→ **Goal**: Drop every picture. Then return, exactly, the lines from the beginning of the listing below through the one containing "from matplotlib.ticker import".

→ **Dataset extract**:

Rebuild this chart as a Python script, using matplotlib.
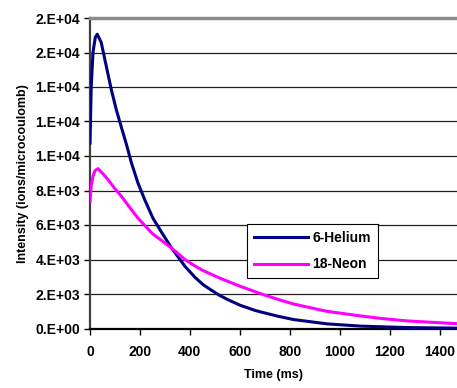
import matplotlib
matplotlib.use("Agg")
import matplotlib.pyplot as plt
from matplotlib.ticker import FuncFormatter, MultipleLocator

plt.rcParams['font.family'] = ['Liberation Sans', 'DejaVu Sans']
plt.rcParams['font.weight'] = 'bold'

# values
helium_t = [0, 5, 12, 21, 29, 45, 65, 85, 105, 126, 146, 166, 192, 219, 252, 290, 327,
            381, 421, 454, 515, 554, 601, 661, 681, 750, 815, 948, 1082, 1269, 1469]
helium_i = [10750, 14060, 16000, 16870, 17060, 16580, 15220, 13870, 12700, 11650, 10670,
            9600, 8440, 7470, 6400, 5500, 4660, 3593, 2960, 2530, 1950, 1660, 1350, 1050,
            970, 720, 520, 270, 140, 55, 20]

neon_t = [0, 5, 12, 20, 32, 50, 72, 100, 126, 160, 192, 250, 327, 381, 421, 454, 515,
          554, 601, 681, 750, 815, 948, 1082, 1162, 1269, 1469]
neon_i = [7370, 8300, 8830, 9150, 9270, 9000, 8630, 8100, 7660, 7000, 6400, 5500, 4660,
          3990, 3620, 3350, 2950, 2720, 2450, 2030, 1700, 1420, 1000, 730, 590, 440, 280]

fig = plt.figure(figsize=(4.57, 3.88), dpi=100)
ax = fig.add_axes([90 / 457, 59.5 / 388, 367 / 457, 310.5 / 388])

ax.plot(helium_t, helium_i, color='#000080', lw=2.2, label='6-Helium', zorder=3)
ax.plot(neon_t, neon_i, color='#FF00FF', lw=2.2, label='18-Neon', zorder=3)

ax.set_xlim(0, 1470)
ax.set_ylim(0, 18000)
ax.xaxis.set_major_locator(MultipleLocator(200))
ax.yaxis.set_major_locator(MultipleLocator(2000))


def excel_sci(v, pos):
    # mimic Excel "0.E+00" number format
    if v == 0:
        return '0.E+00'
    exp = len(str(int(abs(v)))) - 1
    mant = round(v / 10 ** exp)
    if mant >= 10:
        mant, exp = 1, exp + 1
    return f'{mant}.E+{exp:02d}'


ax.yaxis.set_major_formatter(FuncFormatter(excel_sci))
ax.grid(axis='y', color='#202020', lw=0.9)
ax.set_axisbelow(True)

ax.spines['right'].set_visible(False)
ax.spines['top'].set_color('#8c8c8c')
ax.spines['top'].set_linewidth(2.5)
ax.spines['left'].set_color('#404040')
ax.spines['left'].set_linewidth(1.6)
ax.spines['bottom'].set_color('#000000')
ax.spines['bottom'].set_linewidth(1.6)

ax.tick_params(axis='both', direction='out', length=4, width=1, labelsize=10)
ax.tick_params(axis='y', pad=3)
ax.tick_params(axis='x', pad=8)

ax.set_xlabel('Time (ms)', fontsize=9, fontweight='bold', labelpad=7)
ax.set_ylabel('Intensity (ions/microcoulomb)', fontsize=9, fontweight='bold', labelpad=5)

leg = ax.legend(loc='upper left', bbox_to_anchor=(247 / 457, 1 - 224 / 388),
                bbox_transform=fig.transFigure, fancybox=False, framealpha=1,
                edgecolor='black', prop={'weight': 'bold', 'size': 10},
                handlelength=3.9, handletextpad=0.3, labelspacing=0.9,
                borderpad=0.5, borderaxespad=0)
leg.get_frame().set_linewidth(0.8)

fig.savefig('out.png', dpi=100)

→ **Written reply**:
Rebuild this chart as a Python script, using matplotlib.
import matplotlib
matplotlib.use("Agg")
import matplotlib.pyplot as plt
from matplotlib.ticker import FuncFormatter, MultipleLocator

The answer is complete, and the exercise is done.